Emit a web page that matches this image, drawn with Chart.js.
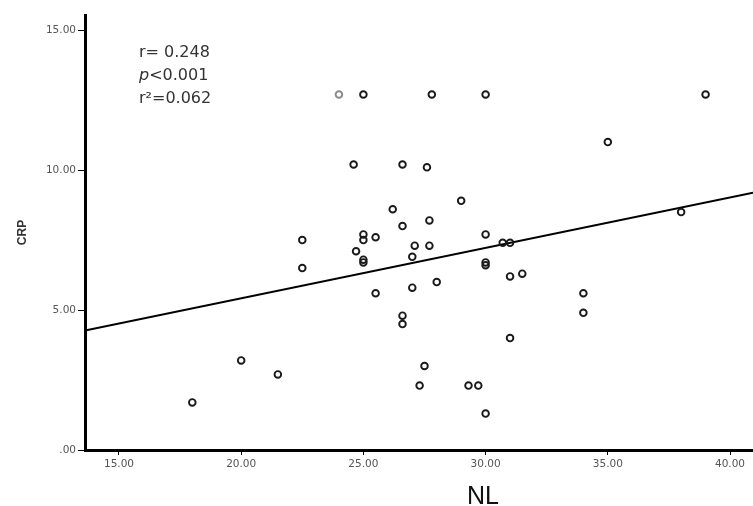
<!DOCTYPE html>
<html>
<head>
<meta charset="utf-8">
<script src="https://cdn.jsdelivr.net/npm/chart.js@4"></script>
<style>
html,body{margin:0;padding:0;background:#fff;}
#wrap{width:753px;height:506px;}
</style>
</head>
<body>
<div id="wrap"><canvas id="c" width="753" height="506"></canvas></div>
<script>
// NL (x) values
const nlValues = [24.0,25.0,27.8,30.0,39.0,35.0,24.6,26.6,27.6,29.0,26.2,27.7,26.6,22.5,25.0,25.0,25.5,24.7,25.0,25.0,22.5,27.1,27.7,27.0,30.0,30.7,31.0,38.0,30.0,30.0,31.0,31.5,27.0,28.0,34.0,34.0,26.6,26.6,25.5,31.0,20.0,21.5,18.0,27.5,27.3,29.3,29.7,30.0];
// CRP (y) values
const crpValues = [12.7,12.7,12.7,12.7,12.7,11.0,10.2,10.2,10.1,8.9,8.6,8.2,8.0,7.5,7.7,7.5,7.6,7.1,6.8,6.7,6.5,7.3,7.3,6.9,7.7,7.4,7.4,8.5,6.7,6.6,6.2,6.3,5.8,6.0,5.6,4.9,4.8,4.5,5.6,4.0,3.2,2.7,1.7,3.0,2.3,2.3,2.3,1.3];
// point marked in lighter grey in the source
const greyPointIndex = [0];
// tick labels
const xTickValues = [15,20,25,30,35,40];
const yTickValues = [0,5,10,15];
// axis ranges
const xRange = [13.61, 40.94];
const yRange = [0, 15.54];
// fitted line (CRP = a + b*NL)
const fitIntercept = 1.82;
const fitSlope = 0.180;
// stats text
const statLines = ["r= 0.248", "<0.001", "r\u00B2=0.062"];

const points = nlValues.map((x,i)=>({x:x, y:crpValues[i]}));
const borderColors = nlValues.map((_,i)=> greyPointIndex.includes(i) ? '#8a8a8a' : '#1a1a1a');
const fitLine = xRange.map(x=>({x:x, y:fitIntercept + fitSlope*x}));

const textPlugin = {
  id:'texts',
  afterDraw(chart){
    const ctx = chart.ctx;
    ctx.save();
    ctx.fillStyle = '#333';
    ctx.textBaseline = 'middle';
    ctx.textAlign = 'left';
    const f = '16px "DejaVu Sans", "Open Sans", sans-serif';
    ctx.font = f;
    ctx.fillText(statLines[0], 139, 53);
    ctx.font = 'italic ' + f;
    ctx.fillText('p', 139, 76);
    const pw = ctx.measureText('p').width;
    ctx.font = f;
    ctx.fillText(statLines[1], 139 + pw, 76);
    ctx.fillText(statLines[2], 139, 99);
    // x axis title
    ctx.fillStyle = '#111';
    ctx.textAlign = 'center';
    ctx.font = '25px "Liberation Sans", Arial, sans-serif';
    ctx.fillText('NL', 483, 497);
    ctx.restore();
  }
};

new Chart(document.getElementById('c'), {
  type:'scatter',
  data:{
    datasets:[
      {
        type:'scatter',
        data: points,
        showLine:false,
        pointStyle:'circle',
        pointRadius:3.3,
        pointBorderWidth:1.9,
        pointBackgroundColor:'rgba(255,255,255,0)',
        pointBorderColor: borderColors,
        order:1
      },
      {
        type:'line',
        data: fitLine,
        borderColor:'#000',
        borderWidth:2,
        pointRadius:0,
        fill:false,
        order:2
      }
    ]
  },
  options:{
    responsive:false,
    animation:false,
    layout:{autoPadding:false, padding:{top:15,right:0,left:0,bottom:0}},
    plugins:{legend:{display:false}, tooltip:{enabled:false}, title:{display:false}},
    scales:{
      x:{
        type:'linear',
        min:xRange[0], max:xRange[1],
        afterBuildTicks(s){ s.ticks = xTickValues.map(v=>({value:v})); },
        afterFit(s){ s.height = 56; s.paddingLeft = 0; s.paddingRight = 0; },
        grid:{display:true, drawOnChartArea:false, drawTicks:true, tickLength:5, color:'#000', lineWidth:1},
        border:{display:true, width:3, color:'#000'},
        ticks:{
          color:'#555', padding:3, maxRotation:0, autoSkip:false,
          font:{family:'"DejaVu Sans", Arial, sans-serif', size:10.5},
          callback:(v)=> v===0 ? '.00' : Number(v).toFixed(2)
        },
        title:{display:false}
      },
      y:{
        type:'linear',
        min:yRange[0], max:yRange[1],
        afterBuildTicks(s){ s.ticks = yTickValues.map(v=>({value:v})); },
        afterFit(s){ s.width = 85; s.paddingTop = 0; s.paddingBottom = 0; },
        grid:{display:true, drawOnChartArea:false, drawTicks:true, tickLength:7, color:'#000', lineWidth:1},
        border:{display:true, width:3, color:'#000'},
        ticks:{
          color:'#555', padding:2, autoSkip:false,
          font:{family:'"DejaVu Sans", Arial, sans-serif', size:10.5},
          callback:(v)=> v===0 ? '.00' : Number(v).toFixed(2)
        },
        title:{
          display:true, text:'CRP', color:'#333',
          font:{family:'"Liberation Sans", Arial, sans-serif', size:12, weight:'bold'},
          padding:{top:15,bottom:0}
        }
      }
    }
  },
  plugins:[textPlugin]
});
</script>
</body>
</html>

★ ★ ★

Your objective:
Go through the data above and transcribe it in full, omitting any image.

Response:
Emit a web page that matches this image, drawn with Chart.js.
<!DOCTYPE html>
<html>
<head>
<meta charset="utf-8">
<script src="https://cdn.jsdelivr.net/npm/chart.js@4"></script>
<style>
html,body{margin:0;padding:0;background:#fff;}
#wrap{width:753px;height:506px;}
</style>
</head>
<body>
<div id="wrap"><canvas id="c" width="753" height="506"></canvas></div>
<script>
// NL (x) values
const nlValues = [24.0,25.0,27.8,30.0,39.0,35.0,24.6,26.6,27.6,29.0,26.2,27.7,26.6,22.5,25.0,25.0,25.5,24.7,25.0,25.0,22.5,27.1,27.7,27.0,30.0,30.7,31.0,38.0,30.0,30.0,31.0,31.5,27.0,28.0,34.0,34.0,26.6,26.6,25.5,31.0,20.0,21.5,18.0,27.5,27.3,29.3,29.7,30.0];
// CRP (y) values
const crpValues = [12.7,12.7,12.7,12.7,12.7,11.0,10.2,10.2,10.1,8.9,8.6,8.2,8.0,7.5,7.7,7.5,7.6,7.1,6.8,6.7,6.5,7.3,7.3,6.9,7.7,7.4,7.4,8.5,6.7,6.6,6.2,6.3,5.8,6.0,5.6,4.9,4.8,4.5,5.6,4.0,3.2,2.7,1.7,3.0,2.3,2.3,2.3,1.3];
// point marked in lighter grey in the source
const greyPointIndex = [0];
// tick labels
const xTickValues = [15,20,25,30,35,40];
const yTickValues = [0,5,10,15];
// axis ranges
const xRange = [13.61, 40.94];
const yRange = [0, 15.54];
// fitted line (CRP = a + b*NL)
const fitIntercept = 1.82;
const fitSlope = 0.180;
// stats text
const statLines = ["r= 0.248", "<0.001", "r\u00B2=0.062"];

const points = nlValues.map((x,i)=>({x:x, y:crpValues[i]}));
const borderColors = nlValues.map((_,i)=> greyPointIndex.includes(i) ? '#8a8a8a' : '#1a1a1a');
const fitLine = xRange.map(x=>({x:x, y:fitIntercept + fitSlope*x}));

const textPlugin = {
  id:'texts',
  afterDraw(chart){
    const ctx = chart.ctx;
    ctx.save();
    ctx.fillStyle = '#333';
    ctx.textBaseline = 'middle';
    ctx.textAlign = 'left';
    const f = '16px "DejaVu Sans", "Open Sans", sans-serif';
    ctx.font = f;
    ctx.fillText(statLines[0], 139, 53);
    ctx.font = 'italic ' + f;
    ctx.fillText('p', 139, 76);
    const pw = ctx.measureText('p').width;
    ctx.font = f;
    ctx.fillText(statLines[1], 139 + pw, 76);
    ctx.fillText(statLines[2], 139, 99);
    // x axis title
    ctx.fillStyle = '#111';
    ctx.textAlign = 'center';
    ctx.font = '25px "Liberation Sans", Arial, sans-serif';
    ctx.fillText('NL', 483, 497);
    ctx.restore();
  }
};

new Chart(document.getElementById('c'), {
  type:'scatter',
  data:{
    datasets:[
      {
        type:'scatter',
        data: points,
        showLine:false,
        pointStyle:'circle',
        pointRadius:3.3,
        pointBorderWidth:1.9,
        pointBackgroundColor:'rgba(255,255,255,0)',
        pointBorderColor: borderColors,
        order:1
      },
      {
        type:'line',
        data: fitLine,
        borderColor:'#000',
        borderWidth:2,
        pointRadius:0,
        fill:false,
        order:2
      }
    ]
  },
  options:{
    responsive:false,
    animation:false,
    layout:{autoPadding:false, padding:{top:15,right:0,left:0,bottom:0}},
    plugins:{legend:{display:false}, tooltip:{enabled:false}, title:{display:false}},
    scales:{
      x:{
        type:'linear',
        min:xRange[0], max:xRange[1],
        afterBuildTicks(s){ s.ticks = xTickValues.map(v=>({value:v})); },
        afterFit(s){ s.height = 56; s.paddingLeft = 0; s.paddingRight = 0; },
        grid:{display:true, drawOnChartArea:false, drawTicks:true, tickLength:5, color:'#000', lineWidth:1},
        border:{display:true, width:3, color:'#000'},
        ticks:{
          color:'#555', padding:3, maxRotation:0, autoSkip:false,
          font:{family:'"DejaVu Sans", Arial, sans-serif', size:10.5},
          callback:(v)=> v===0 ? '.00' : Number(v).toFixed(2)
        },
        title:{display:false}
      },
      y:{
        type:'linear',
        min:yRange[0], max:yRange[1],
        afterBuildTicks(s){ s.ticks = yTickValues.map(v=>({value:v})); },
        afterFit(s){ s.width = 85; s.paddingTop = 0; s.paddingBottom = 0; },
        grid:{display:true, drawOnChartArea:false, drawTicks:true, tickLength:7, color:'#000', lineWidth:1},
        border:{display:true, width:3, color:'#000'},
        ticks:{
          color:'#555', padding:2, autoSkip:false,
          font:{family:'"DejaVu Sans", Arial, sans-serif', size:10.5},
          callback:(v)=> v===0 ? '.00' : Number(v).toFixed(2)
        },
        title:{
          display:true, text:'CRP', color:'#333',
          font:{family:'"Liberation Sans", Arial, sans-serif', size:12, weight:'bold'},
          padding:{top:15,bottom:0}
        }
      }
    }
  },
  plugins:[textPlugin]
});
</script>
</body>
</html>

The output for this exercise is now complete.